§ What you will do
Copy exactly the lines from the beginning of the data down to and including the line holding "from matplotlib.patches import FancyBboxPatch, Rectangle", without any pictures.

§ Records supplied
::::
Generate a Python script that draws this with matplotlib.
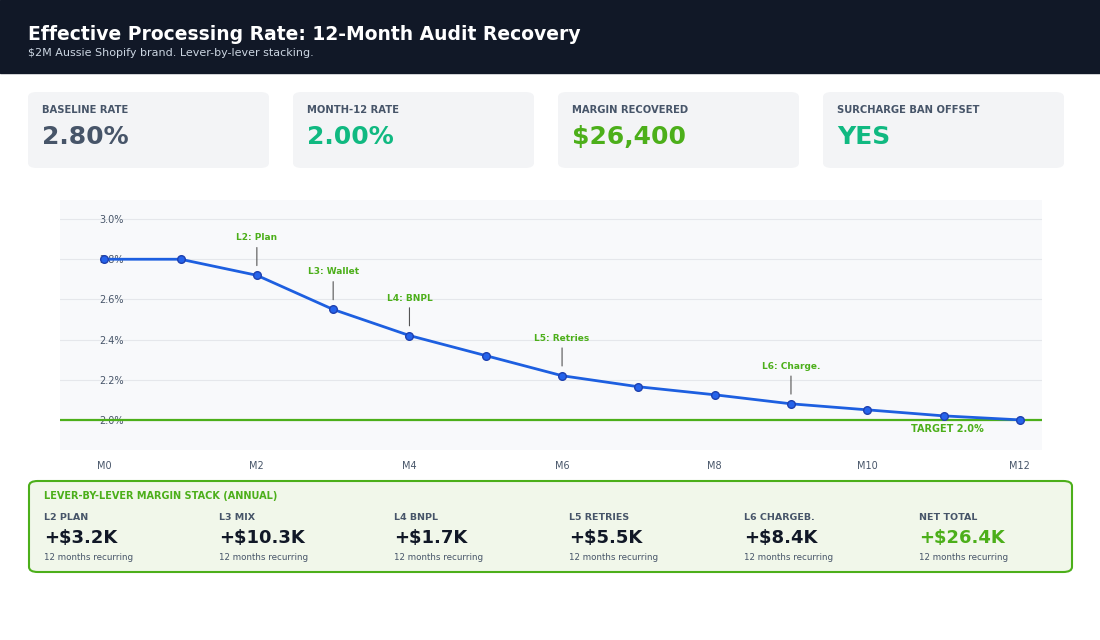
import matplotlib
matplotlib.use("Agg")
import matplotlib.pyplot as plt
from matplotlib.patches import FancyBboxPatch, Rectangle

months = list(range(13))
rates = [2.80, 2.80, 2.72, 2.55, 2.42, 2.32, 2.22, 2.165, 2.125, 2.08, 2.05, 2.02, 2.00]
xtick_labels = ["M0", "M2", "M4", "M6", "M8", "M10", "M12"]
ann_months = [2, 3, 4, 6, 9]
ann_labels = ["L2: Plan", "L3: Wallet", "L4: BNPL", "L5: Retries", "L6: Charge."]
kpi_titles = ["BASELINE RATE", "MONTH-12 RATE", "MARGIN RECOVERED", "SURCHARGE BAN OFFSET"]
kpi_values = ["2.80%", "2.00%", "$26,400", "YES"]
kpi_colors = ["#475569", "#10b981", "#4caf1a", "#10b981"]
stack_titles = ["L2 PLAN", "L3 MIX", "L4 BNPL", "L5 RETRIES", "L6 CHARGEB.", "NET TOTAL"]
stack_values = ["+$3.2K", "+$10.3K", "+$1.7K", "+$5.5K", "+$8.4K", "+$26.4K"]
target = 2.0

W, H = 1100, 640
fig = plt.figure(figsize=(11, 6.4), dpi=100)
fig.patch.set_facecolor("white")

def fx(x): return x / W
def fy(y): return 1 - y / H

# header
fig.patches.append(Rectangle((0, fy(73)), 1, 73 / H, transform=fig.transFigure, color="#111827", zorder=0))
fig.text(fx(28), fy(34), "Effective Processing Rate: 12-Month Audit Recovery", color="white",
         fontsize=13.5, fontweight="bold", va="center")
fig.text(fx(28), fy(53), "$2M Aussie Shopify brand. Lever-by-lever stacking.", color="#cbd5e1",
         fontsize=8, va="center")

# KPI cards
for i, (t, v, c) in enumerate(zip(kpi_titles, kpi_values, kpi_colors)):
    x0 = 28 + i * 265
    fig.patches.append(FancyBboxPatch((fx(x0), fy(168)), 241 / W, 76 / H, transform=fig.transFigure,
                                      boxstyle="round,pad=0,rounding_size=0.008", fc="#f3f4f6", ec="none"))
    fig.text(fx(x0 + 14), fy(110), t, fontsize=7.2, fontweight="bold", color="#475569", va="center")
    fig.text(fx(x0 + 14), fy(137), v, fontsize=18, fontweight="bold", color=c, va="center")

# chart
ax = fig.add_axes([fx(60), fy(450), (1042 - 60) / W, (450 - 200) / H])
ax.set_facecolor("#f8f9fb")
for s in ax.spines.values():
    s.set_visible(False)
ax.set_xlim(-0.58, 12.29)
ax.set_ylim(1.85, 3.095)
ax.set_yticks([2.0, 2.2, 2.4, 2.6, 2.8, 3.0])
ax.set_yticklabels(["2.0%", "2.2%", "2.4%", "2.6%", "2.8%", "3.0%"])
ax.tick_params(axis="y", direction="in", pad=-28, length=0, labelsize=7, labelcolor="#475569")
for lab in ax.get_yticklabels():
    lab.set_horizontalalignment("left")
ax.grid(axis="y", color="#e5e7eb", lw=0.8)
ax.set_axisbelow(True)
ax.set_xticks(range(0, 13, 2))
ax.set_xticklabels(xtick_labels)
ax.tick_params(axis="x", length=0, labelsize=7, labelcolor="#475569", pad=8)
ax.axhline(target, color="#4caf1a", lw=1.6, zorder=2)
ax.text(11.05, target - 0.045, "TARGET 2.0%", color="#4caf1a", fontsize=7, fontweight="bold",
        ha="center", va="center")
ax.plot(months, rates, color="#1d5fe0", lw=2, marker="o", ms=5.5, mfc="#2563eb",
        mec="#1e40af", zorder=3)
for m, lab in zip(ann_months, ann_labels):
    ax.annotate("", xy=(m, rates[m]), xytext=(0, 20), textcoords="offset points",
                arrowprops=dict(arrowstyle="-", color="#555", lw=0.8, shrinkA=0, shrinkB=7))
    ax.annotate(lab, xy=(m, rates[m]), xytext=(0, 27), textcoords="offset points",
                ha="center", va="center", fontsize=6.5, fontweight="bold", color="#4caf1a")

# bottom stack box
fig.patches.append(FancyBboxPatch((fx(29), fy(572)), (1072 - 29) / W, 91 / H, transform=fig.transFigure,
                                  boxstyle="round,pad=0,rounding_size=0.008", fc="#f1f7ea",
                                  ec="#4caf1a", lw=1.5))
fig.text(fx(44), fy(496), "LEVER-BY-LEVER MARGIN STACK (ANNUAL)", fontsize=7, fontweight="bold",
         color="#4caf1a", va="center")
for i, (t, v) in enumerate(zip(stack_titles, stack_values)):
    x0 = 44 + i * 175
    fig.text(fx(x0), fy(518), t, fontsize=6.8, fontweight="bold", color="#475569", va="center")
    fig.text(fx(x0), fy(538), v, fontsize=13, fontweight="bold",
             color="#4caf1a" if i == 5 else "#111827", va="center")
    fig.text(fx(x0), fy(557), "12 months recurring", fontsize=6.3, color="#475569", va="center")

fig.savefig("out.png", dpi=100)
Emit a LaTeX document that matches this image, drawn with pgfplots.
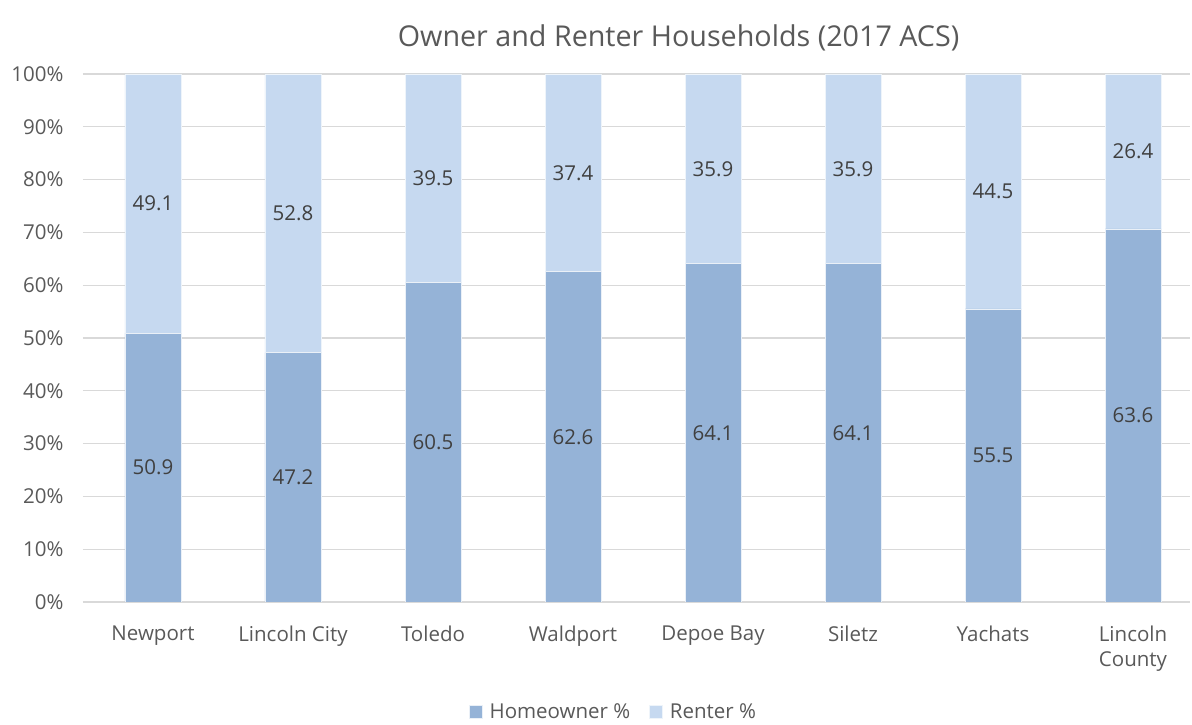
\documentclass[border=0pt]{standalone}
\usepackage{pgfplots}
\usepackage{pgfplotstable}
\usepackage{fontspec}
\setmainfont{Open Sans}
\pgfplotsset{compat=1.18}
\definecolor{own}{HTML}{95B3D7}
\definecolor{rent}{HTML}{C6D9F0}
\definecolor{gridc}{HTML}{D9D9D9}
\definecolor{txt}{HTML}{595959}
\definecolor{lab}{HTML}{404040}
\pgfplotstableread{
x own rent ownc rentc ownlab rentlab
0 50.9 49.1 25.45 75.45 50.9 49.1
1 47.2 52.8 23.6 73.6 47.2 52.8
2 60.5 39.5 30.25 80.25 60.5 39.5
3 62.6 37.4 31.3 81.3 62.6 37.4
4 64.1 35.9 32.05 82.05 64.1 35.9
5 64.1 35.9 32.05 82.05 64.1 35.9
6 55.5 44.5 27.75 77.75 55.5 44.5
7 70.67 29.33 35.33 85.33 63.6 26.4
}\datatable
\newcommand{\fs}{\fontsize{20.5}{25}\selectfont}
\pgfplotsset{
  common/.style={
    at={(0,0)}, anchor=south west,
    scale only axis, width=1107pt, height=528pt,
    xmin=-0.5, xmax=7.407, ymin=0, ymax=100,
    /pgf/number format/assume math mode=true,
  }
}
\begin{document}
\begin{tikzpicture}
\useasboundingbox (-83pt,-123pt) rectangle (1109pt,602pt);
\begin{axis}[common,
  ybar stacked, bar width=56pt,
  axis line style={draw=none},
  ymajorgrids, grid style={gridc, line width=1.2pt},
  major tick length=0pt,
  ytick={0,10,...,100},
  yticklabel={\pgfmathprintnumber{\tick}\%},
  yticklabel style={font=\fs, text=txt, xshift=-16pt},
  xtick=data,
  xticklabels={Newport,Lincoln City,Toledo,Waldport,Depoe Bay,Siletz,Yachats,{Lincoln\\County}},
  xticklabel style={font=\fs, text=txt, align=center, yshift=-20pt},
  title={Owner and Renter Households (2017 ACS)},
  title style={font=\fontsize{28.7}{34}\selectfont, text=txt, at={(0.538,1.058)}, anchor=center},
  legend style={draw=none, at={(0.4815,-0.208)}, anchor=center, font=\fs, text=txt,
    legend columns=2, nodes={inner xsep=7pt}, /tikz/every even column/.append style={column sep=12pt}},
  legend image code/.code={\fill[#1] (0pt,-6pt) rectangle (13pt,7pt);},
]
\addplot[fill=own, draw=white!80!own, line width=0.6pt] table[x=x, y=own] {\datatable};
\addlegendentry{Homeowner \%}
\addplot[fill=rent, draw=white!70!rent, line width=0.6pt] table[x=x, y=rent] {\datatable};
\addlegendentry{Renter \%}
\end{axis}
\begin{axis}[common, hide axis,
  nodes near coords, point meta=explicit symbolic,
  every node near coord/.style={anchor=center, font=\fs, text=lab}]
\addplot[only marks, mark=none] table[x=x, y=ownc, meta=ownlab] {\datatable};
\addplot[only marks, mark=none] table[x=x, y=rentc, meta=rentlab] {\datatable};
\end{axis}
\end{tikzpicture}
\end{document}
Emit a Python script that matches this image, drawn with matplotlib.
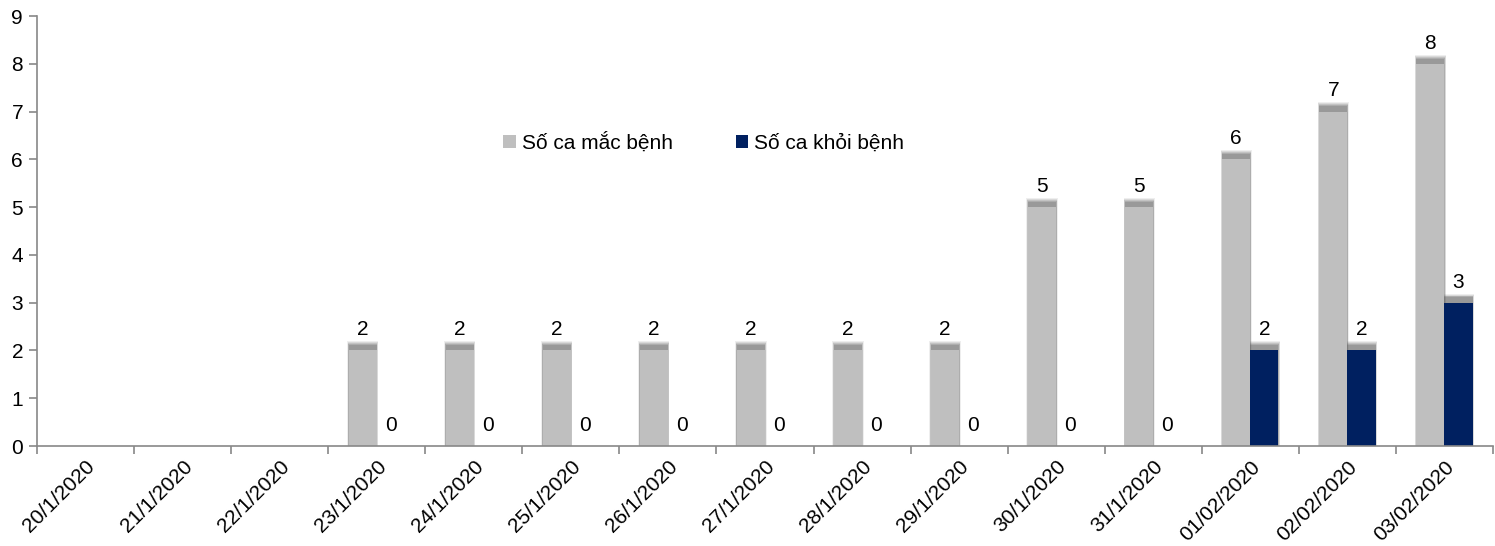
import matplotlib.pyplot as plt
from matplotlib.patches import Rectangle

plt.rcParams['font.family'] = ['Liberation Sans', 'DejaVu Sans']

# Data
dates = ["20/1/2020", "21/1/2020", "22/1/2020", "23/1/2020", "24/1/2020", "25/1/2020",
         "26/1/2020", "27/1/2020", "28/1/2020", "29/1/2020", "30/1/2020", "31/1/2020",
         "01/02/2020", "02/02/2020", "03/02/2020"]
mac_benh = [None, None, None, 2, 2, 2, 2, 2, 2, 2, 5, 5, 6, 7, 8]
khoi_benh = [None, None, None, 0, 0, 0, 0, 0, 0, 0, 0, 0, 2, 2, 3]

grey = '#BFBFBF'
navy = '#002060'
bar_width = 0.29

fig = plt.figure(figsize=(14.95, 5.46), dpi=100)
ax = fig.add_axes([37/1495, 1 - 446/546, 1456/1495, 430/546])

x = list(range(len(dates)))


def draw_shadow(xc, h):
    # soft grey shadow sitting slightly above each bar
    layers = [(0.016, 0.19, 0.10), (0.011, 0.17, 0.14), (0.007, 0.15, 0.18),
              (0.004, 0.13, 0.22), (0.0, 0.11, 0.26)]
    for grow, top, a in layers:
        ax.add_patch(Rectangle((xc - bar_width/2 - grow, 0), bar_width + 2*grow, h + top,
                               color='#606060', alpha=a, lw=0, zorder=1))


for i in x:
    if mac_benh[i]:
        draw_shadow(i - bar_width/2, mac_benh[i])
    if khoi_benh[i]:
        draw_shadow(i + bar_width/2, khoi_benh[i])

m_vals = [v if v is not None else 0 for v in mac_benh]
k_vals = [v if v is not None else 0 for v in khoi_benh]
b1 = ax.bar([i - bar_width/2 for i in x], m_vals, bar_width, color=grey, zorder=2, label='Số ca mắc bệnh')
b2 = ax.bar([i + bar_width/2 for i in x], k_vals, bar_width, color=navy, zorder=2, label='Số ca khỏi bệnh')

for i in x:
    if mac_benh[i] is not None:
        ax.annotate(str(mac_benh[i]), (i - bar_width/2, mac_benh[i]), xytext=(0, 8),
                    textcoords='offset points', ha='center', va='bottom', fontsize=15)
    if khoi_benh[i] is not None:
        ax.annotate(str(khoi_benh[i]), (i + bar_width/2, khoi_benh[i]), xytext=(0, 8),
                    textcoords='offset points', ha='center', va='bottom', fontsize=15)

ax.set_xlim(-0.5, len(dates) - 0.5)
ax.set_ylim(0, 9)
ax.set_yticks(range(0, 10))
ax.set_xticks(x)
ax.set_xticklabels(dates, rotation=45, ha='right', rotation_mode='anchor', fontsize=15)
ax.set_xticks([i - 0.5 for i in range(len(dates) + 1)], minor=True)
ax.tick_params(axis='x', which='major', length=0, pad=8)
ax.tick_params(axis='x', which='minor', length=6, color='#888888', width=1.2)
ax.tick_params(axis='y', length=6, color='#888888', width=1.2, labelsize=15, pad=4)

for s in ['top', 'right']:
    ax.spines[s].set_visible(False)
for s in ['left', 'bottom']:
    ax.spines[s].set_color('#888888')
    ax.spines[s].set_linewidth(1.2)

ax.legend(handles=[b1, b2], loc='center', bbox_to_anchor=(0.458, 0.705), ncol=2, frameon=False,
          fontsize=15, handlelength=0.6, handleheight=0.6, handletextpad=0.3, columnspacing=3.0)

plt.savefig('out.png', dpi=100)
::::
§ Finished answer
Generate a Python script that draws this with matplotlib.
import matplotlib
matplotlib.use("Agg")
import matplotlib.pyplot as plt
from matplotlib.patches import FancyBboxPatch, Rectangle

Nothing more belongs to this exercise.